Just this weekend I was reminded about the mastery of emotional intelligence horses possess.  A friend of mine wrote me an email after she had visited my horse with her eight year old daughter.  My friend and her daughter had brought a few carrots to give to Little Love, but, when the actual time came to feed the carrots to my mare, who was standing in her paddock close to the fence, my friend’s daughter became scared of the big horse.

"Go ahead, it's safe to give Lilo the carrot," my friend urged her little girl who was clutching the carrot in her hand.

Carefully, her daughter pushed the carrot towards Little Love through the fence. Soon the carrot was only a foot from Little Love's nose, but instead of taking it, the horse stood stock still, looking at the child with her ears forward. Quickly my friend’s daughter pulled her hand back.

"Mom, I'm scared," she said.

My friend came to stand closer to her daughter, assuring her again that it was safe to give the carrot to Little Love. Again the little girl brought the carrot slowly towards the mare, until it was right in front of her face. But the mare merely looked at the child and didn’t make an attempt to reach for the treat. The girl pulled her hand away, telling her mom she was too scared to feed the horse. My friend took the carrot from her daughter and brought it toward Little Love in the exact same place the little girl had brought it.  My horse, as if seeing the carrot for the first time, immediately stretched her nose out and took it.

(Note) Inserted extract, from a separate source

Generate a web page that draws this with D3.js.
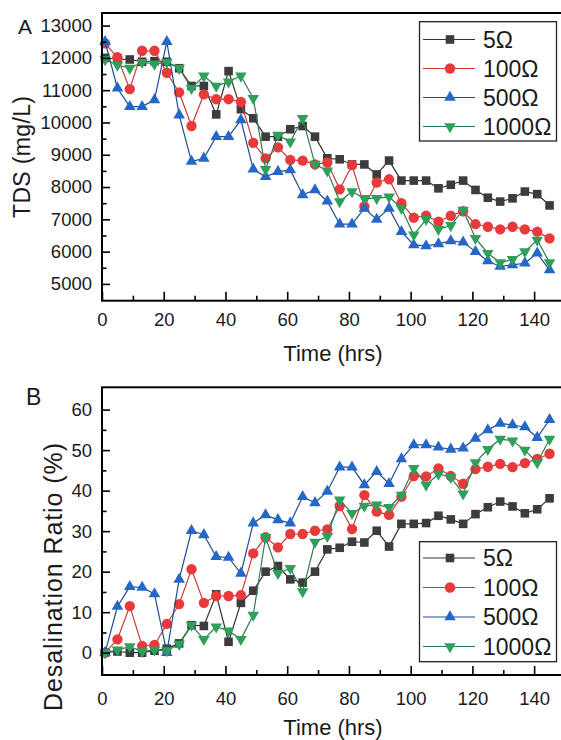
<!DOCTYPE html>
<html><head><meta charset="utf-8">
<script src="https://cdn.jsdelivr.net/npm/d3@7"></script>
<style>body{margin:0;background:#fff}svg{display:block;font-family:"Liberation Sans",Arial,sans-serif}</style>
</head><body><svg id="c" width="561" height="740"></svg>
<script>
// ---------- data ----------
const time = [1,5,9,13,17,21,25,29,33,37,41,45,49,53,57,61,65,69,73,77,81,85,89,93,97,101,105,109,113,117,121,125,129,133,137,141,145];
const seriesNames = ["5Ω","100Ω","500Ω","1000Ω"];

const tds5    = [12000,11960,11950,11880,11900,11880,11680,11130,11130,10250,11590,10410,10130,9560,9560,9790,9890,9560,8890,8860,8700,8700,8390,8820,8200,8200,8200,7960,8070,8200,7910,7670,7550,7650,7860,7780,7430];
const tds100  = [12450,12020,11030,12220,12220,11540,10930,9890,10870,10720,10720,10640,9370,8890,9230,8840,8820,8700,8760,7930,8680,7400,8140,8240,7500,7050,7110,6930,7110,7250,6850,6770,6690,6770,6690,6620,6410];
const tds500  = [12500,11060,10490,10490,10700,12500,10230,8790,8890,9560,9560,10080,8550,8320,8480,8530,7760,7910,7560,6850,6850,7340,7000,7340,6620,6210,6180,6240,6330,6290,6000,5710,5540,5590,5640,5950,5430];
const tds1000 = [11950,11780,11680,11860,11810,11860,11680,11060,11440,11130,11260,11440,10750,8550,9610,9400,10130,8710,8500,7550,7860,7650,7650,7700,7340,6520,7000,6690,6810,7290,6410,5950,5660,5760,6000,6360,5660];

const dr5    = [0,0.3,0,0,0.5,1.0,2.3,6.8,6.6,14.4,2.7,12.3,15.3,20.0,21.4,18.1,17.3,20.0,25.5,25.9,27.4,27.2,30.1,26.2,31.8,31.8,32.0,33.8,32.9,31.8,34.2,35.9,37.3,36.1,34.4,35.4,38.1];
const dr100  = [0,3.3,11.5,1.7,1.9,7.1,12.0,20.6,12.3,14.0,14.0,14.2,24.5,28.5,26.0,29.3,29.3,30.1,30.4,36.2,30.5,38.9,34.8,34.0,38.5,43.6,43.5,45.5,43.6,41.7,45.3,45.9,46.6,45.8,46.8,47.8,49.1];
const dr500  = [0,11.4,16.3,16.1,14.5,0,18.1,30.1,29.1,23.7,23.5,19.6,32.0,34.0,32.8,32.0,38.5,37.0,39.8,45.8,45.8,41.4,44.7,41.7,47.8,51.3,51.3,50.7,50.2,50.5,52.9,55.0,56.6,56.2,55.7,53.1,57.5];
const dr1000 = [0,0.7,1.5,0.3,0.7,0.5,2.1,6.8,3.3,6.4,5.4,3.3,9.3,28.5,19.6,20.8,15.1,27.3,28.7,37.7,34.4,36.2,36.5,35.9,38.9,45.5,41.4,44.1,43.3,39.2,46.9,50.2,52.7,52.3,50.0,46.9,52.7];

const xTicks = [0,20,40,60,80,100,120,140];
const xMinor = [10,30,50,70,90,110,130];
const tdsTicks = [5000,6000,7000,8000,9000,10000,11000,12000,13000];
const tdsMinor = [5500,6500,7500,8500,9500,10500,11500,12500];
const drTicks = [0,10,20,30,40,50,60];
const drMinor = [5,15,25,35,45,55];

// ---------- styles ----------
const styles = [
  {line:"#333333", fill:"#3c3c3c", type:d3.symbolSquare, size:74, rot:0},
  {line:"#c83a3a", fill:"#e8393b", type:d3.symbolCircle, size:84, rot:0},
  {line:"#1f4d8e", fill:"#2567c6", type:d3.symbolTriangle, size:58, rot:0},
  {line:"#2d7d50", fill:"#2fa05b", type:d3.symbolTriangle, size:58, rot:180}
];
const textColor = "#1a1a1a";

const svg = d3.select("#c");
const x = d3.scaleLinear().domain([0,150]).range([102,565]);

function panel(opts){
  const g = svg.append("g");
  const y = opts.y;
  const [yb, yt] = y.range();
  // series
  opts.series.forEach((vals,si)=>{
    const st = styles[si];
    const pts = time.map((t,i)=>[t, vals[i]]);
    g.append("path").datum(pts)
      .attr("fill","none").attr("stroke",st.line).attr("stroke-width",1.2)
      .attr("d", d3.line().x(d=>x(d[0])).y(d=>y(d[1])));
    g.selectAll(null).data(pts).join("path")
      .attr("d", d3.symbol().type(st.type).size(st.size)())
      .attr("fill", st.fill)
      .attr("transform", d=>`translate(${x(d[0])},${y(d[1])}) rotate(${st.rot})`);
  });
  // axes
  const ax = g.append("g").attr("transform",`translate(0,${yb})`)
    .call(d3.axisBottom(x).tickValues(xTicks).tickSize(-9).tickPadding(opts.xPad).tickFormat(d3.format("d")));
  const axm = g.append("g").attr("transform",`translate(0,${yb})`)
    .call(d3.axisBottom(x).tickValues(xMinor).tickSize(-5).tickFormat(""));
  const ay = g.append("g").attr("transform",`translate(102,0)`)
    .call(d3.axisLeft(y).tickValues(opts.ticks).tickSize(-8).tickPadding(10).tickFormat(d3.format("d")));
  const aym = g.append("g").attr("transform",`translate(102,0)`)
    .call(d3.axisLeft(y).tickValues(opts.minor).tickSize(-4.5).tickFormat(""));
  [ax,axm,ay,aym].forEach(a=>{
    a.select(".domain").remove();
    a.selectAll("line").attr("stroke","#000").attr("stroke-width",1.6);
    a.selectAll("text").attr("font-size",18.5).attr("fill",textColor).attr("font-family",'"Liberation Sans",Arial,sans-serif');
  });
  // frame
  g.append("rect").attr("x",102).attr("y",yt).attr("width",470).attr("height",yb-yt)
    .attr("fill","none").attr("stroke","#000").attr("stroke-width",2);
  // titles
  g.append("text").attr("x",333).attr("y",opts.xTitleY).attr("text-anchor","middle")
    .attr("font-size",22).attr("fill",textColor).text("Time (hrs)");
  g.append("text").attr("transform",`translate(${opts.yTitleX},${opts.yTitleC}) rotate(-90)`)
    .attr("text-anchor","middle").attr("font-size",opts.yTitleSize).attr("fill",textColor)
    .attr("textLength",opts.yTitleLen).attr("lengthAdjust","spacing").text(opts.yTitle);
  g.append("text").attr("x",opts.letterX).attr("y",opts.letterY).attr("font-size",opts.letterSize)
    .attr("fill",textColor).text(opts.letter);
  // legend
  const L = opts.legend;
  g.append("rect").attr("x",419.5).attr("y",L.top).attr("width",137).attr("height",L.h)
    .attr("fill","#fff").attr("stroke","#222").attr("stroke-width",1.3);
  seriesNames.forEach((nm,i)=>{
    const st = styles[i];
    const cy = L.first + i*L.step;
    g.append("line").attr("x1",423).attr("x2",475).attr("y1",cy).attr("y2",cy)
      .attr("stroke",st.line).attr("stroke-width",1.1);
    g.append("path").attr("d", d3.symbol().type(st.type).size(st.size)())
      .attr("fill",st.fill).attr("transform",`translate(450,${cy}) rotate(${st.rot})`);
    g.append("text").attr("x",483).attr("y",cy).attr("dy","0.36em")
      .attr("font-size",23).attr("fill",textColor).text(nm);
  });
}

panel({
  y: d3.scaleLinear().domain([4480,13390]).range([300.7,13]),
  series:[tds5,tds100,tds500,tds1000],
  ticks:tdsTicks, minor:tdsMinor, xPad:12,
  xTitleY:361, yTitle:"TDS (mg/L)", yTitleX:29.5, yTitleC:157, yTitleSize:23, yTitleLen:122,
  letter:"A", letterX:18, letterY:33.5, letterSize:21,
  legend:{top:21.7, h:119.3, first:39.5, step:29}
});
panel({
  y: d3.scaleLinear().domain([-5.5,65.5]).range([675,387.3]),
  series:[dr5,dr100,dr500,dr1000],
  ticks:drTicks, minor:drMinor, xPad:17,
  xTitleY:735, yTitle:"Desalination Ratio (%)", yTitleX:62, yTitleC:577, yTitleSize:25, yTitleLen:268,
  letter:"B", letterX:26, letterY:405, letterSize:23,
  legend:{top:541.7, h:120, first:558, step:29.5}
});
</script></body></html>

"I couldn't believe it," my friend wrote in her email. "It was obvious that Little Love could feel my daughter's fear and didn't want to scare her any further by taking the carrot. Now I know what you mean when you talk about emotional intelligence and how horses always know how we feel."

And don’t they do exactly that, know how we feel?  Sometimes they know even better than we do.  But we shouldn’t write off our own ability to feel the energy of others, because we all have that ability.  Don’t they say that 90% of our communication is non-verbal?  

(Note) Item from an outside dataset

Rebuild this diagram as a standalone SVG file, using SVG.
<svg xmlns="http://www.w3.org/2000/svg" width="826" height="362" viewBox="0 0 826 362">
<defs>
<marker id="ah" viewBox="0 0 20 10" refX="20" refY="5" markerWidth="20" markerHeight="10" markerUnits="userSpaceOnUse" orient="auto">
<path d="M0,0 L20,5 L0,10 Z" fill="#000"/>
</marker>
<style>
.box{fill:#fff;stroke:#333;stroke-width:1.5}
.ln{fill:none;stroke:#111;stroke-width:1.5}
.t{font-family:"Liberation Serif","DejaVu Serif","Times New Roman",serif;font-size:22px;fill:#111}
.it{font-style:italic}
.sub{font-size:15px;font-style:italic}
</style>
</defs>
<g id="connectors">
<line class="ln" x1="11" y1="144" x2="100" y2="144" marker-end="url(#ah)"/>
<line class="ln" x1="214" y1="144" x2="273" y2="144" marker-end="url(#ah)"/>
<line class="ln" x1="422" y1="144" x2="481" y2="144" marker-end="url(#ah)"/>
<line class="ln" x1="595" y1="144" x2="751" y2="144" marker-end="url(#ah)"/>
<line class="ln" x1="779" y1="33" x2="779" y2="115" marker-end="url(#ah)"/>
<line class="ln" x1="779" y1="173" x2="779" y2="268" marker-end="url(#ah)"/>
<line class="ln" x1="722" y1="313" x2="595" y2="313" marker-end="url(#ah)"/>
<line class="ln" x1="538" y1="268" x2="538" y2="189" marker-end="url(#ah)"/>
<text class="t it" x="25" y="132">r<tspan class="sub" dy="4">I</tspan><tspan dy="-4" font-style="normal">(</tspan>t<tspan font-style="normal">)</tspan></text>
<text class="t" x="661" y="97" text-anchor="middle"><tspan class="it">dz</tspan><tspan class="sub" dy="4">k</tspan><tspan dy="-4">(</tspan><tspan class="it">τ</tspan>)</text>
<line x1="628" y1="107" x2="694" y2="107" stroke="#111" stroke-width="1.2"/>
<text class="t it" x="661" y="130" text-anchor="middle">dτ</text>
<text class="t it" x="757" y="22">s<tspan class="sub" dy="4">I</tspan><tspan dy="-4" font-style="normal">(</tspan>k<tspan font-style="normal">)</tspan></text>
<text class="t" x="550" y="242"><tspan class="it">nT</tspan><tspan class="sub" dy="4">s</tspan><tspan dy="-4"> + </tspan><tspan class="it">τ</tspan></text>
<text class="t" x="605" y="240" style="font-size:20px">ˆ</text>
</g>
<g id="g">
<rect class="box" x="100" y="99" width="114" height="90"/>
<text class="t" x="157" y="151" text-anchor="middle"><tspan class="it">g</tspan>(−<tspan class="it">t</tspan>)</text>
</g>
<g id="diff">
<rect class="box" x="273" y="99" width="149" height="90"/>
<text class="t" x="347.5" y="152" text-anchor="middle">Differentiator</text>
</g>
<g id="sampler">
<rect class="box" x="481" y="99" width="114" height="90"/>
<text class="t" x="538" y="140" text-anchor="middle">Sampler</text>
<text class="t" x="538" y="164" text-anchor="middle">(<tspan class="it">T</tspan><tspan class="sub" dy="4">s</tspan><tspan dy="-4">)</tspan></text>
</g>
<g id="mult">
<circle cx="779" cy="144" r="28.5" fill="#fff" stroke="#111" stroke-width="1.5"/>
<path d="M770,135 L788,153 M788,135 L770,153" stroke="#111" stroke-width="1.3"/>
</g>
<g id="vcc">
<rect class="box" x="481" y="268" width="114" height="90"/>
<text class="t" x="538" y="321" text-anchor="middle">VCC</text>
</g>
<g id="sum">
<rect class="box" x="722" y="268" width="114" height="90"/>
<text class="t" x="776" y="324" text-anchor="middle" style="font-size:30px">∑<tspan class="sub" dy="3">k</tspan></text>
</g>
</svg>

I am sure all of us have been in the same room with someone who is in a bad mood.  Or worse, we know someone who is an eternal pessimist.  You feel their negative energy swarming around you, eating away at your good mood.  These are the energy thieves of our lives; people who suck away our positive emotions as if they were mere dust bunnies under our couch. 

I believe emotions can travel over time and space, that they have no boundaries when it comes to the material world.  I haven’t always thought this way, but the more emotional awareness I possess, the more I discover about the power of emotions.  To feel someone’s pain, you don’t necessarily need to be in the same space with them.  In fact, you could be miles away. 

Ten years ago, far before I had ever even heard of emotional communication, a friend of mine had a bad accident.  At the time I was thousands of miles away in a different time zone, sleeping.  At exactly the time of the accident, I jolted awake.  I looked at the clock; it was 1:15 in the morning.  I knew something bad had happened and I knew this without a doubt.  I dug out my cell phone and placed a call to the other side of the world where it was day time just to hear the bad news.  

This is an extreme example, as it does not always take an accident to “feel” someone from a distance.  I have often thought of an old friend or acquaintance, someone I haven’t talked to for a long time, even years, and just minutes later that person calls me or sends me an email.  We do it all the time, send our emotions and energy into the universe, without realizing that there are others out there receiving it.  That in mind, I ask you the question: what kind of energy do you want to send into the world today?  

This week I was teaching a new student.  She is a very technical rider, who wants to learn more about her seat and how she can be effective on a horse.  She was riding a high strung mare, who was trying her hardest to understand what the human on top of her wanted.  The mare wasn’t doing too badly.  My student, however, was highly frustrated.  She had only negative things to say about her mount, a horse that she rode on a once a week basis. 

“She is so crooked,” my student moaned for the umpteenth time.  “I’m trying to keep my thigh down, but it’s so hard when the horse is not cooperating.  It’s so frustrating.” 

Having listened to her complaints about the horse for quite a while, I finally decided to address the issue.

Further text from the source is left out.